Filippo Turetta, perché la difesa potrebbe chiedere l’infermità mentale parziale
“Non voglio sottrarmi alle mie responsabilità, voglio pagare quello che sarà giusto per aver ucciso la mia ex fidanzata" così Filippo Turetta si è rivolto alla gip che ieri lo ha raggiunto in carcere per l’interrogatorio di garanzia. Avvalendosi della facoltà di non rispondere, ma rendendo dichiarazioni spontanee, il 22enne in sostanza ha ribadito quanto aveva già raccontato alla polizia tedesca al momento dell’arresto. "Ho ammazzato la mia fidanzata, ho vagato questi giorni perché cercavo di farla finita, ho pensato più volte di andarmi a schiantare contro un ostacolo e più volte mi sono buttato un coltello alla gola, ma non ho avuto il coraggio di farla finita" aveva detto Turetta agli agenti tedeschi.
Affermazioni che, insieme ad una serie di comportamenti come richieste di ansiolitici per dormire, qualcuno pensa possano essere un primo passo verso la richiesta di infermità mentale parziale. “Se Filippo Turetta vuole farsi passare per pazzo prima dovrà incontrare anche i nostri periti” ha tenuto a sottolineare il legale della famiglia di Giulia Cecchettin che attraverso i propri periti, al contrario, sta cercando di trovare prove che dimostrino l’aggravante della premeditazione del delitto.
Al momento da parte della difesa non vi è stata alcuna richiesta di perizia psichiatrica, così come non è stata avanzata nessuna richiesta di misure alternative al carcere per Turetta.
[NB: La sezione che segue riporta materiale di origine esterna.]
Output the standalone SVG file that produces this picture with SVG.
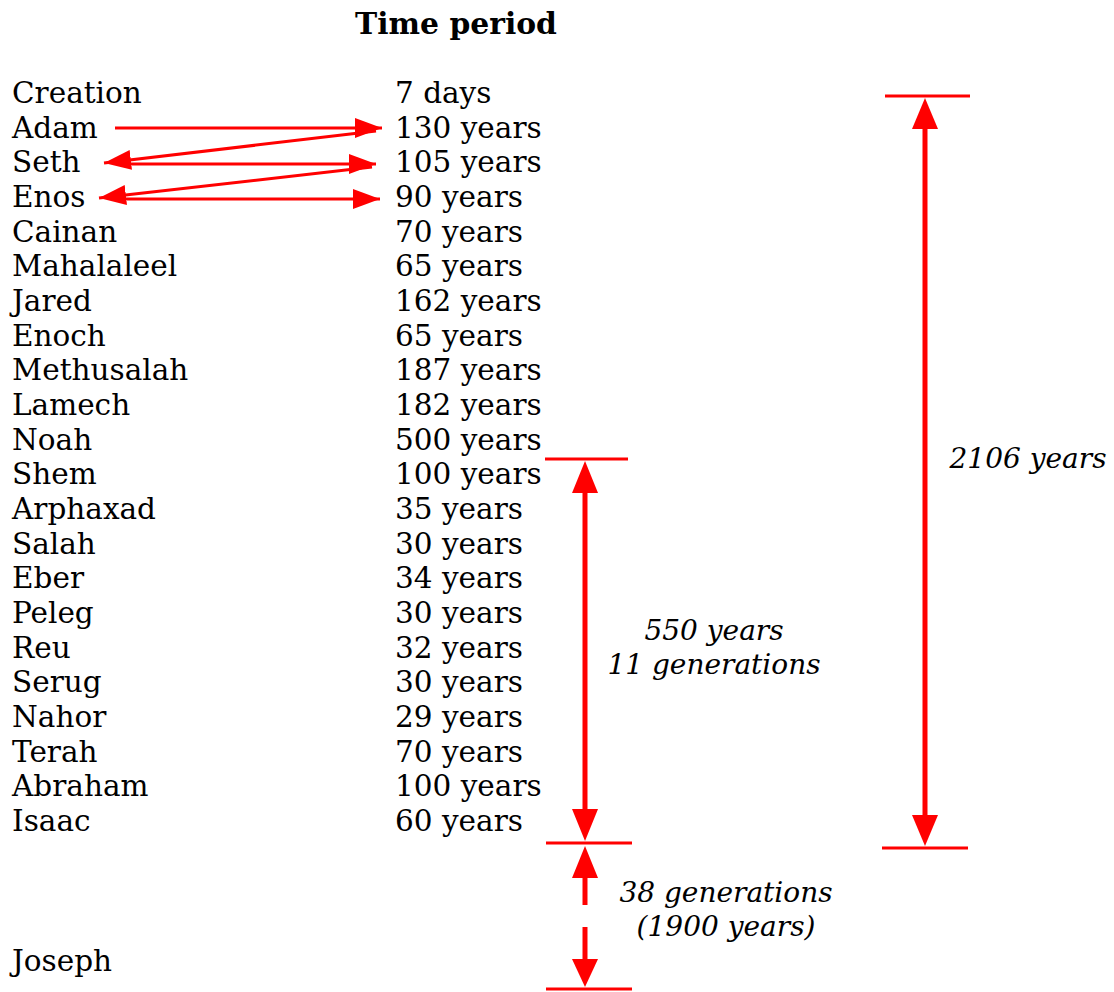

Non è escluso però che una valutazione sullo stato psicologico dell’indagato possa essere richiesta in fase dibattimentale al processo. Questo infatti è uno dei possibili temi attorno al quale potrebbe scatenarsi il dibattito in Tribunale insieme a quello della premeditazione a cui è strettamente collegato.
Alla base di una possibile richiesta di infermità mentale parziale, infatti, vi è proprio lo stato psicologico alterato di Turetta al momento dei fatti. Secondo il codice penale, il “Vizio parziale di mente” è ravvisabile quando “Chi, nel momento in cui ha commesso il fatto, era, per infermità, in tale stato di mente da scemare grandemente, senza escluderla, la capacità di intendere o di volere”. Una sorta di condizione di sofferenza mentale al momento dei fatti che potrebbe far scattare una diminuzione della pena.
A valutare la condizioni mentali ovviamente deve essere un esperto, uno psichiatra incaricato dal giudice che deve però stabilire se in presenza di infermità questa abbia inciso sulle sue capacità di intendere e di volere al momento dei fatti. Il fatto dovrà comunque essere valutato in maniera complessiva per verificare la sussistenza o meno dell'elemento psicologico nel reato commesso.
A questo proposito un ruolo fondamentale lo potrà avere l’eventuale contestazione della premeditazione, dell’occultamento del cadavere ma anche del possibile stalking precedente ai fatti. Per il team legale dei famigliari di Giulia, infatti, Filippo aveva tenuto comportamenti così assillanti nell’ultimo periodo da configurarsi come una molestia vera e propria.